Effets de seuil, pourquoi les entrepreneurs les craignent-ils ?

Pour les entreprises françaises, l’augmentation des effectifs entraîne un ensemble d’obligations légales. Il existe certains seuils marquants dont les effets sont souvent redoutés par les entrepreneurs et décriés par les économistes. Quels sont ces effets de seuil et pour quelles raisons sont-ils si mal perçus par les professionnels ?
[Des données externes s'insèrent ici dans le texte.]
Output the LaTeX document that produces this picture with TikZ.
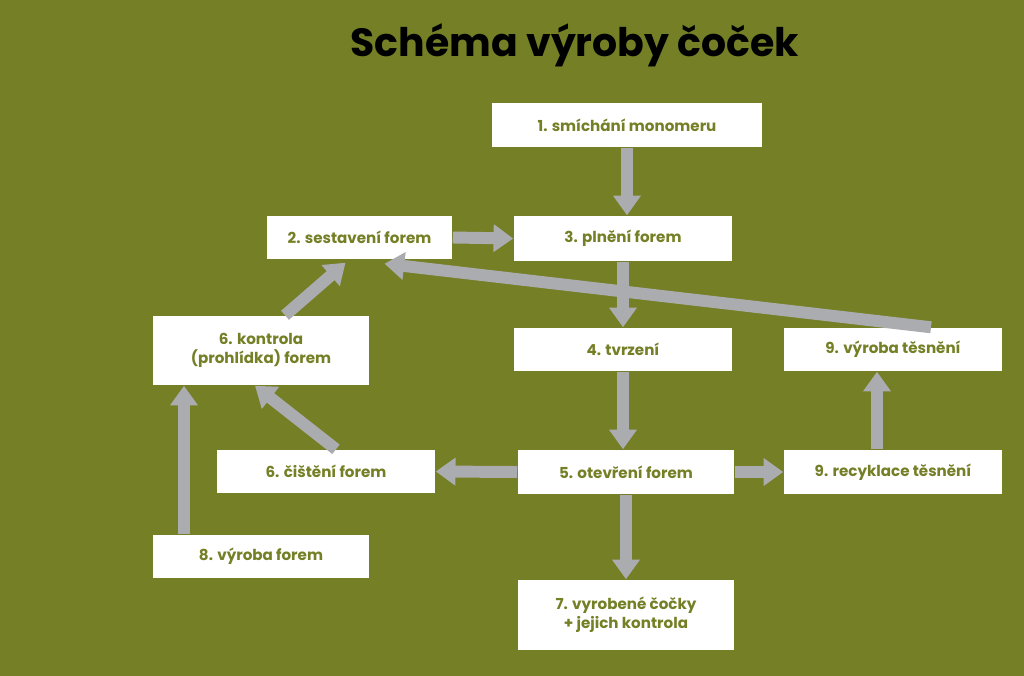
\documentclass[tikz,border=0pt]{standalone}
\usepackage{fontspec}
\setmainfont{Poppins}
\usetikzlibrary{arrows.meta,calc}
\definecolor{olive}{HTML}{757F25}
\definecolor{arrowgray}{HTML}{ABACB0}
\tikzset{
	stepbox/.style={fill=white, text=olive, font=\fontsize{4.3}{5.4}\selectfont\bfseries, align=center, inner sep=0pt},
	flow/.style={draw=arrowgray, line width=3.4pt, -{Triangle[width=7.6pt,length=5.6pt]}}
}
\begin{document}
\begin{tikzpicture}[x=0.01cm,y=-0.01cm]
	\fill[olive] (0,0) rectangle (1024,676);
	\node[font=\fontsize{11.2}{13}\selectfont\bfseries] (title) at (575,45) {Schéma výroby čoček};

	% boxes
	\node[stepbox, minimum width=2.70cm, minimum height=0.44cm] (mix) at (627,125) {1. smíchání monomeru};
	\node[stepbox, minimum width=1.85cm, minimum height=0.43cm] (assem) at (359.5,237.5) {2. sestavení forem};
	\node[stepbox, minimum width=2.18cm, minimum height=0.45cm] (fill) at (623,238.5) {3. plnění forem};
	\node[stepbox, minimum width=2.16cm, minimum height=0.69cm] (check) at (261,350.5) {6. kontrola\\(prohlídka) forem};
	\node[stepbox, minimum width=2.18cm, minimum height=0.43cm] (cure) at (623,349.5) {4. tvrzení};
	\node[stepbox, minimum width=2.18cm, minimum height=0.43cm] (seal) at (893,349.5) {9. výroba těsnění};
	\node[stepbox, minimum width=2.18cm, minimum height=0.43cm] (clean) at (326,471.5) {6. čištění forem};
	\node[stepbox, minimum width=2.16cm, minimum height=0.44cm] (open) at (626,472) {5. otevření forem};
	\node[stepbox, minimum width=2.18cm, minimum height=0.44cm] (recyc) at (893,472) {9. recyklace těsnění};
	\node[stepbox, minimum width=2.16cm, minimum height=0.43cm] (make) at (261,556.5) {8. výroba forem};
	\node[stepbox, minimum width=2.16cm, minimum height=0.70cm] (lens) at (626,615) {7. vyrobené čočky\\+ jejich kontrola};

	% connectors
	\draw[flow] (mix.south) -- (mix.south |- fill.north);
	\draw[flow] (assem.east) -- (fill.west);
	\draw[flow] (fill.south) -- (fill.south |- cure.north);
	\draw[flow] (cure.south) -- (cure.south |- open.north);
	\draw[flow] (open.west) -- (clean.east);
	\draw[flow] (open.east) -- (recyc.west);
	\draw[flow] (open.south) -- (lens.north);
	\draw[flow] ($(recyc.north)+(-16,0)$) -- ($(seal.south)+(-16,0)$);
	\draw[flow] ($(seal.north)+(38,0)$) -- ($(assem.south)+(25,4)$);
	\draw[flow] ($(check.north)+(24,0)$) -- ($(assem.south)+(-14,3)$);
	\draw[flow] ($(clean.north)+(10,0)$) -- ($(check.south)+(-6,0)$);
	\draw[flow] ($(make.north)+(-77,0)$) -- ($(check.south)+(-77,0)$);
\end{tikzpicture}
\end{document}
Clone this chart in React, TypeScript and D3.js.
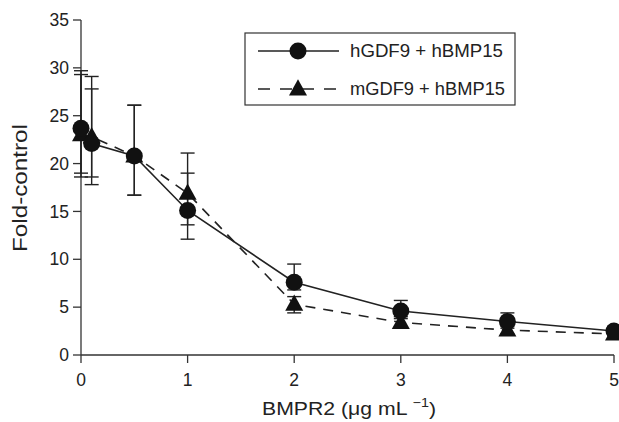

Les différents seuils d’effectifs en France

Avec le franchissement des seuils, des aménagements importants sont à mettre en œuvre, pouvant avoir un coût non négligeable. On peut distinguer trois seuils principaux. Au-delà de 10 salariés, une élection des délégués du personnel est obligatoire. Ceux-ci sont élus pour une durée de quatre ans et représentent les employés auprès de l’entrepreneur. Les dirigeants doivent permettre la tenue d’au moins une réunion mensuelle avec les délégués et leur accorder à chacun un crédit temps de 10 heures chaque mois. A partir de 20 salariés, l’entreprise est assujettie à la loi Handicap, stipulant que celle-ci doit compter parmi ses effectifs au moins 6 % de personnes handicapées, sous peine de devoir verser une contribution obligatoire. Le seuil le plus redouté est celui de 50 salariés : il oblige à mettre en place un comité d’entreprise, dont les membres élus bénéficient d’un crédit temps de 20 heures chaque mois.

Un effet bloquant pour les entreprises ?

Il est souvent considéré que les charges entraînées par ces seuils ont un effet traumatisant pour les sociétés, principalement en ce qui concerne la création d’un comité d’entreprise au cinquantième salarié. On parle d’un effet de seuil bloquant, qui inciterait les entreprises à différer ou annuler une embauche pour ne pas être touchées par ce qu’elles considèrent comme une contrainte. Un comité d’entreprise comptant au minimum 3 personnes correspond à 720 heures de délégation par an, devant être payées par l’employeur comme du temps de travail. Une étude de l’INSEE semble confirmer la crainte des entrepreneurs en la matière. On compte en France environ 1 500 entreprises de 48 salariés, 1 600 entreprises de 49 salariés et seulement 600 de 50 salariés, seuil marqué par la mise en place d’un CE. Les probabilités de croissance chutent également à l’approche de ce seuil, confirmant cette tendance.

Une idée reçue à relativiser

Pour autant, il est difficile d’estimer de manière objective la puissance de ces effets de seuil sur les entreprises, et la peur supposée des dirigeants à les franchir. Des experts demandent régulièrement une simplification de la législation en la matière, sur le modèle des autres pays européens, qui aurait en théorie pour conséquence le développement des entreprises de plus de 50 salariés, comme c’est le cas en Allemagne où ces seuils n’existent pas. Néanmoins, si l’on regarde en détail les chiffres, on s’aperçoit que la France est dans l’exacte moyenne des pays membres de l’Union Européenne pour ce qui est de la taille des entreprises : 93,3 % d’entre elles compte moins de 10 salariés, 5,6 % entre 10 et 49, 0,9 % au-delà de 50 employés et 0,2 au-delà de 250. Les effets de seuil sont donc négligeables pour expliquer le peu d’entreprises dépassant les 50 salariés, preuve que la peur qu’ils engendrent relève plus d’une idée reçue que d’une vérité statistique.